> **What the task requires**:
Only the lines from the top of the listing below to the line that has "import * as" should be echoed, with both ends kept and pictures left out.

"""

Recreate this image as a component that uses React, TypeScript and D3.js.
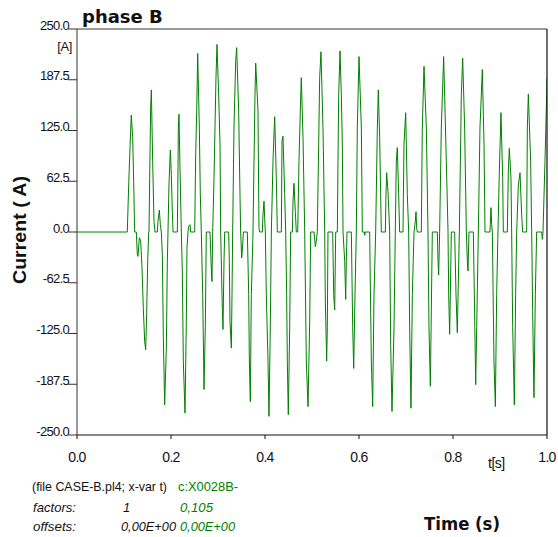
import React from "react";
import * as d3 from "d3";

const phaseBPoints: [number, number][] = [
  [0, 0], [0.107, 0],
  [0.110, 58], [0.113, 108], [0.1155, 144], [0.1185, 116], [0.1206, 62], [0.1227, 0],
  [0.1262, 0], [0.1283, -28], [0.1298, -30], [0.1326, -7], [0.1355, -11], [0.1383, -44], [0.1411, -94], [0.144, -135], [0.1461, -145], [0.1482, -102], [0.1504, -36], [0.1525, 0],
  [0.1532, 0], [0.1546, 66], [0.1567, 153], [0.1582, 175], [0.1610, 87], [0.1638, 13], [0.1660, 0],
  [0.1709, 0], [0.1723, 13], [0.1752, 27], [0.1773, 9], [0.1794, 0],
  [0.1816, -28], [0.1837, -131], [0.1865, -213], [0.1901, -143], [0.1922, -36], [0.1936, 0],
  [0.1957, 58], [0.1986, 101], [0.2007, 71], [0.2028, 25], [0.2043, 0],
  [0.2135, 0], [0.2149, 79], [0.2156, 128], [0.2170, 145], [0.2191, 79], [0.2220, 0],
  [0.2241, -48], [0.2262, -159], [0.2298, -223], [0.2326, -110], [0.2340, -20], [0.2362, 0],
  [0.2376, 7], [0.2404, 9], [0.2419, 0],
  [0.2504, 0], [0.2525, 95], [0.2547, 149], [0.2568, 220], [0.2603, 128], [0.2624, 46], [0.2645, 0],
  [0.2674, -77], [0.2695, -159], [0.2702, -194], [0.2730, -118], [0.2751, 0],
  [0.2830, 0], [0.2851, -36], [0.2872, -61], [0.2887, 0],
  [0.2915, 66], [0.2957, 190], [0.2979, 231], [0.3014, 169], [0.3043, 108], [0.3057, 0],
  [0.3085, -77], [0.3106, -120], [0.3128, -36], [0.3142, 0],
  [0.3227, 0], [0.3241, -36], [0.3255, -110], [0.3284, -143], [0.3298, -77], [0.3312, 0],
  [0.3340, 128], [0.3376, 210], [0.3397, 227], [0.3440, 149], [0.3468, 46], [0.3482, 0],
  [0.3504, -32], [0.3525, -16], [0.3539, 0],
  [0.3624, 0], [0.3653, -77], [0.3667, -159], [0.3688, -209], [0.3709, -77], [0.3745, 0],
  [0.3766, 87], [0.3787, 169], [0.3802, 208], [0.3851, 149], [0.3872, 5], [0.3887, 0],
  [0.3943, 0], [0.3957, 21], [0.3979, 38], [0.3993, 17], [0.4007, 0],
  [0.4028, -77], [0.4064, -159], [0.4085, -227], [0.4113, -118], [0.4135, 0],
  [0.4170, 87], [0.4206, 142], [0.4241, 66], [0.4262, 0],
  [0.4348, 0], [0.4362, 112], [0.4383, 118], [0.4419, 46], [0.4440, 0],
  [0.4461, -77], [0.4475, -159], [0.4496, -225], [0.4525, -118], [0.4546, 0],
  [0.4582, 0], [0.4596, 38], [0.4617, 60], [0.4645, 25], [0.4666, 0],
  [0.4696, 0], [0.4723, 87], [0.4751, 149], [0.4772, 190], [0.4809, 116], [0.4845, 0],
  [0.4879, -159], [0.4915, -215], [0.4951, -110], [0.4972, 0],
  [0.5043, 0], [0.5071, -18], [0.5092, -11], [0.5113, 0],
  [0.5142, 108], [0.5163, 190], [0.5191, 222], [0.5234, 128], [0.5270, 0],
  [0.5284, -85], [0.5312, -159], [0.5326, -118], [0.5340, 0],
  [0.5440, 0], [0.5462, -77], [0.5483, -96], [0.5504, 0],
  [0.5539, 0], [0.5553, 87], [0.5568, 169], [0.5596, 223], [0.5624, 169], [0.5645, 108], [0.5660, 0],
  [0.5696, -36], [0.5717, -83], [0.5730, -36], [0.5745, 0],
  [0.5837, 0], [0.5866, -118], [0.5887, -168], [0.5915, -77], [0.5943, 0],
  [0.5964, 128], [0.6000, 216], [0.6050, 128], [0.6071, 0],
  [0.6113, 0], [0.6121, -4], [0.6135, 0],
  [0.6227, 0], [0.6262, -159], [0.6291, -215], [0.6319, -77], [0.6355, 0],
  [0.6390, 128], [0.6411, 175], [0.6440, 116], [0.6475, 0],
  [0.6560, 0], [0.6574, 46], [0.6589, 73], [0.6617, 50], [0.6653, 0],
  [0.6674, -139], [0.6702, -221], [0.6745, -118], [0.6772, 0],
  [0.6794, 87], [0.6815, 104], [0.6844, 46], [0.6865, 0],
  [0.6936, 0], [0.6957, 108], [0.6993, 147], [0.7028, 46], [0.7057, 0],
  [0.7078, -118], [0.7106, -217], [0.7135, -77], [0.7170, 0],
  [0.7198, 13], [0.7213, 25], [0.7227, 5], [0.7241, 0],
  [0.7326, 0], [0.7347, 128], [0.7383, 204], [0.7433, 128], [0.7468, 0],
  [0.7489, -118], [0.7518, -190], [0.7560, 0],
  [0.7667, 0], [0.7681, -36], [0.7695, -53], [0.7716, 0],
  [0.7751, 128], [0.7801, 216], [0.7858, 87], [0.7894, 0],
  [0.7908, -77], [0.7929, -126], [0.7965, 0],
  [0.8035, 0], [0.8064, -77], [0.8092, -124], [0.8135, 0],
  [0.8177, 169], [0.8206, 214], [0.8248, 128], [0.8284, 0],
  [0.8305, -36], [0.8319, -48], [0.8340, 0],
  [0.8433, 0], [0.8454, -77], [0.8483, -188], [0.8504, -118], [0.8539, 0],
  [0.8574, 128], [0.8624, 200], [0.8660, 108], [0.8681, 0],
  [0.8787, 0], [0.8801, 21], [0.8809, 30], [0.8823, 9], [0.8837, 0],
  [0.8872, -159], [0.8901, -215], [0.8929, -77], [0.8957, 0],
  [0.8986, 75], [0.9021, 147], [0.9057, 66], [0.9071, 0],
  [0.9156, 0], [0.9177, 75], [0.9198, 103], [0.9234, 66], [0.9248, 0],
  [0.9270, -118], [0.9305, -213], [0.9333, -77], [0.9355, 0],
  [0.9390, 58], [0.9426, 73], [0.9461, 21], [0.9482, 0],
  [0.9567, 0], [0.9582, 128], [0.9603, 170], [0.9652, 87], [0.9674, 0],
  [0.9695, -98], [0.9723, -204], [0.9752, -77], [0.9780, 0],
  [0.9887, 0], [0.9901, -9], [0.9915, 0],
  [0.9957, 87], [0.9993, 169], [1.0, 190],
];

const xTicks = [0, 0.2, 0.4, 0.6, 0.8, 1.0];
const xTickLabels = ["0.0", "0.2", "0.4", "0.6", "0.8", "1.0"];
const yTicks = [250, 187.5, 125, 62.5, 0, -62.5, -125, -187.5, -250];
const yTickLabels = ["250.0", "187.5", "125.0", "62.5", "0.0", "-62.5", "-125.0", "-187.5", "-250.0"];

const W = 558;
const H = 537;
const L = 77, R = 547, T = 29, B = 435;
const GREEN = "#008000";
const SANS = "'Liberation Sans', Arial, sans-serif";
const WIDE = "'DejaVu Sans', Verdana, sans-serif";

export default function App() {
  const x = d3.scaleLinear().domain([0, 1]).range([L, R]);
  const y = d3.scaleLinear().domain([-250, 250]).range([B, T]);
  const line = d3
    .line<[number, number]>()
    .x((d) => x(d[0]))
    .y((d) => y(d[1]));

  return (
    <svg
      width={W}
      height={H}
      style={{ position: "absolute", left: 0, top: 0, background: "#fff" }}
    >
      <rect x={0} y={0} width={W} height={H} fill="#fff" />
      <defs>
        <clipPath id="plotclip">
          <rect x={L} y={T - 2} width={R - L} height={B - T + 4} />
        </clipPath>
      </defs>

      {/* waveform */}
      <path
        d={line(phaseBPoints) || ""}
        fill="none"
        stroke={GREEN}
        strokeWidth={1}
        clipPath="url(#plotclip)"
      />

      {/* frame */}
      <line x1={L} x2={R} y1={T} y2={T} stroke="#7a7a7a" strokeWidth={1.5} />
      <line x1={L} x2={L} y1={T} y2={B} stroke="#555" strokeWidth={1.2} />
      <line x1={R} x2={R} y1={T} y2={B} stroke="#111" strokeWidth={1.2} />
      <line x1={L} x2={R} y1={B} y2={B} stroke="#111" strokeWidth={1.2} />

      {/* y ticks */}
      {yTicks.map((v, i) => (
        <g key={"y" + i}>
          <line x1={L - 9} x2={L} y1={y(v)} y2={y(v)} stroke="#333" strokeWidth={1} />
          <text
            x={L - 8}
            y={y(v) + 0.5}
            textAnchor="end"
            fontFamily={SANS}
            fontSize={13}
            letterSpacing={-0.7}
            fill="#111"
          >
            {yTickLabels[i]}
          </text>
        </g>
      ))}
      <text x={72} y={51} textAnchor="end" fontFamily={SANS} fontSize={13} letterSpacing={-0.4} fill="#111">
        [A]
      </text>

      {/* x ticks */}
      {xTicks.map((v, i) => (
        <g key={"x" + i}>
          <line x1={x(v)} x2={x(v)} y1={B} y2={B + 4} stroke="#111" strokeWidth={1} />
          <text
            x={x(v)}
            y={462}
            textAnchor="middle"
            fontFamily={SANS}
            fontSize={14}
            letterSpacing={-0.7}
            fill="#111"
          >
            {xTickLabels[i]}
          </text>
        </g>
      ))}
      <text x={488} y={468} fontFamily={SANS} fontSize={14} letterSpacing={-0.5} fill="#111">
        t[s]
      </text>

      {/* title */}
      <text x={82} y={23} fontFamily={WIDE} fontWeight="bold" fontSize={18} fill="#111">
        phase B
      </text>

      {/* y axis title */}
      <text
        transform="translate(26,230) rotate(-90)"
        textAnchor="middle"
        fontFamily={SANS}
        fontWeight="bold"
        fontSize={19}
        textLength={108}
        lengthAdjust="spacingAndGlyphs"
        fill="#111"
      >
        Current ( A)
      </text>

      {/* x axis title */}
      <text x={424} y={530} fontFamily={WIDE} fontWeight="bold" fontSize={17} textLength={76} lengthAdjust="spacingAndGlyphs" fill="#111">
        Time (s)
      </text>

      {/* info block */}
      <text x={32} y={491} fontFamily={SANS} fontSize={13} textLength={135} lengthAdjust="spacingAndGlyphs" fill="#111">
        (file CASE-B.pl4; x-var t)
      </text>
      <text x={178} y={491} fontFamily={SANS} fontSize={13} textLength={60} lengthAdjust="spacingAndGlyphs" fill={GREEN}>
        c:X0028B-
      </text>
      <text x={33} y={512} fontFamily={SANS} fontStyle="italic" fontSize={13} textLength={43} lengthAdjust="spacingAndGlyphs" fill="#111">
        factors:
      </text>
      <text x={123} y={512} fontFamily={SANS} fontStyle="italic" fontSize={13} fill="#111">
        1
      </text>
      <text x={180} y={512} fontFamily={SANS} fontStyle="italic" fontSize={13} textLength={33} lengthAdjust="spacingAndGlyphs" fill={GREEN}>
        0,105
      </text>
      <text x={33} y={531} fontFamily={SANS} fontStyle="italic" fontSize={13} textLength={43} lengthAdjust="spacingAndGlyphs" fill="#111">
        offsets:
      </text>
      <text x={121} y={531} fontFamily={SANS} fontStyle="italic" fontSize={13} textLength={55} lengthAdjust="spacingAndGlyphs" fill="#111">
        0,00E+00
      </text>
      <text x={180} y={531} fontFamily={SANS} fontStyle="italic" fontSize={13} textLength={55} lengthAdjust="spacingAndGlyphs" fill={GREEN}>
        0,00E+00
      </text>
    </svg>
  );
}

"""

> **Worked answer**:
Recreate this image as a component that uses React, TypeScript and D3.js.
import React from "react";
import * as d3 from "d3";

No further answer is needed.